At a time when, in some areas, candour has been unnecessarily forced upon ministers, Downing Street or the Millbank machine should be more open about their string-pulling from behind the scenes. Blair decided months ago that Livingstone would be prevented from standing in London. The moment Ron Davies resigned as a candidate in Wales, Alun Michael was the national leadership's favoured candidate. At some point someone close to the centre - perhaps the Great Enforcer - needs to make the distinction publicly between devolution of power and the right of the national party leadership to have some say in the selection of candidates. Misleading waffle about ensuring machinery is in place to help lesser-known candidates only reinforces prejudice against the leadership. Anyway I can assure those purists who resent interference that the party machine will make some cock-ups, just as it did over the NEC elections. So far, the record of the Blairites in internal elections has been surprisingly poor.

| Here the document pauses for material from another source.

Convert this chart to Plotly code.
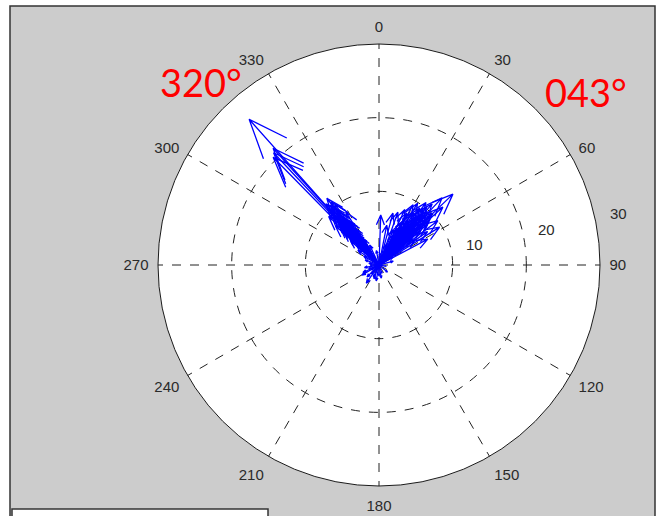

All this is secondary to the wider theme. Nobody can control the voters; ultimately they will decide who exercises the new devolved powers. Donald Dewar may find he has given up his cabinet post to become leader of the opposition in Scotland. Lord Archer, rather than whoever is the Labour candidate, could become, God help us, the mayor of London.
Occasionally the elision of unrelated events strikes an optimistic note. The new pockets of power will challenge the over- mighty ministers who have created them. Rightly so.
But ministers will at least be allowed to decide in the future who they want to go to bed with. As in America, the last surreal fortnight has left Britain more balanced than it was before. The voters have decided that Clinton's knob is as irrelevant as Cherie's hob.